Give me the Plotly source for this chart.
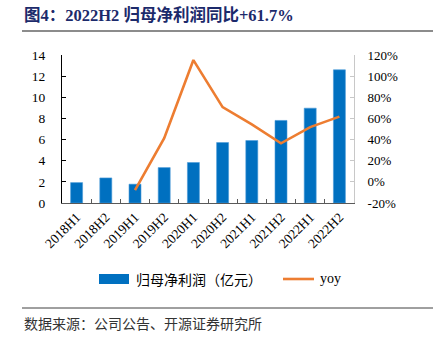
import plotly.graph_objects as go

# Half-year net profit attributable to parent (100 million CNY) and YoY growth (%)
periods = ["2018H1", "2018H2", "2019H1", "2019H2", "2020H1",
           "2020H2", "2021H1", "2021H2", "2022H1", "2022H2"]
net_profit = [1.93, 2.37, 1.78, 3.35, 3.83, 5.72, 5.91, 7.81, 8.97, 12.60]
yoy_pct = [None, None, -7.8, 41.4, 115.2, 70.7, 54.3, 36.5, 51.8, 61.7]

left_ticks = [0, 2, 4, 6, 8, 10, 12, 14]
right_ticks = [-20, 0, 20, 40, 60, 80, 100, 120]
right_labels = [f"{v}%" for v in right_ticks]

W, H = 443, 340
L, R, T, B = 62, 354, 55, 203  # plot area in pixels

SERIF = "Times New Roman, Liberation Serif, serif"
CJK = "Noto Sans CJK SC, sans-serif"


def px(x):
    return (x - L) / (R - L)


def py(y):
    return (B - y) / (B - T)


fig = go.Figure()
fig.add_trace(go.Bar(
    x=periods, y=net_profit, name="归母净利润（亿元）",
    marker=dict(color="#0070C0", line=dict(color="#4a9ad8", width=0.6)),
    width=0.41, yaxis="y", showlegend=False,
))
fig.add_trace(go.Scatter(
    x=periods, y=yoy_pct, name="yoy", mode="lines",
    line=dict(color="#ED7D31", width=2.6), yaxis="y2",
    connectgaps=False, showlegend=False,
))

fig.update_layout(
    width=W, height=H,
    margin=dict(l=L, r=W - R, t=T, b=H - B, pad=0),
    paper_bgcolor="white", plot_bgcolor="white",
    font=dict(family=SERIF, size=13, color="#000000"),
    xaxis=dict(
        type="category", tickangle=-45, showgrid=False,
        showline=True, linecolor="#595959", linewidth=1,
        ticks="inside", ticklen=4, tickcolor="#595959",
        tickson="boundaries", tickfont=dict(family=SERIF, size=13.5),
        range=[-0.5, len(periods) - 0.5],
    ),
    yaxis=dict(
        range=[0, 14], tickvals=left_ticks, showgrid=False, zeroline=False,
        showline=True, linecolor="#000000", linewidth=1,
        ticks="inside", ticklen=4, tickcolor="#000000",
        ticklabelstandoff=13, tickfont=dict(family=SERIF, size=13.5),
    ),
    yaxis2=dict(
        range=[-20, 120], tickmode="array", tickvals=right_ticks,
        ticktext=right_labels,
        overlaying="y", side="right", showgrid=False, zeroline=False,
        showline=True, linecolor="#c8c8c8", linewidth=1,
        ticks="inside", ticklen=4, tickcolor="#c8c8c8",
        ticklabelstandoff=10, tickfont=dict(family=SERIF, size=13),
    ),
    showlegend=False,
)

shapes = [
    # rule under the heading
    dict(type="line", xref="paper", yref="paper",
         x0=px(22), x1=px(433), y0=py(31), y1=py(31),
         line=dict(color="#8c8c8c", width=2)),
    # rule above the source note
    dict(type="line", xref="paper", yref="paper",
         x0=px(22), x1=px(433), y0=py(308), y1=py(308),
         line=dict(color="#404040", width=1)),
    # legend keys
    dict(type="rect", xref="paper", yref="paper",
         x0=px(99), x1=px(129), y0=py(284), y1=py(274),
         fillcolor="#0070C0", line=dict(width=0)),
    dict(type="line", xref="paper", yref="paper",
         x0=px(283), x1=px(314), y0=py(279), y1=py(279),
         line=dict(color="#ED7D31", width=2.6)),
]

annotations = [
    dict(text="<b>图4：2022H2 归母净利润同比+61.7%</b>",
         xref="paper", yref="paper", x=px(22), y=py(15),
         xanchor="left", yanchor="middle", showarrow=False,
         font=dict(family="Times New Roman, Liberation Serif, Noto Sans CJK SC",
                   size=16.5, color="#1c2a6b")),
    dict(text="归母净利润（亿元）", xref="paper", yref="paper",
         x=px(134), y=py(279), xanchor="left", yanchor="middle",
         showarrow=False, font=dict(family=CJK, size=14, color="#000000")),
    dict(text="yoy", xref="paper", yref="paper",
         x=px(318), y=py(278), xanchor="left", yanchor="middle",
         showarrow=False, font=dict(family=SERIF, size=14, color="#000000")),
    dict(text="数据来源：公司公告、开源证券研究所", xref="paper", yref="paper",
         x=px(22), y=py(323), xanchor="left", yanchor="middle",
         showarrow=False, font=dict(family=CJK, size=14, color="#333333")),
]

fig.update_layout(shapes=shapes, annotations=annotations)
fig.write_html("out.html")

════════

◆ **WHAT YOU NEED TO DO**: Each line containing the word "source" counts once; say how many such lines there are, giving only the number.

◆ **RESPONSE**: 2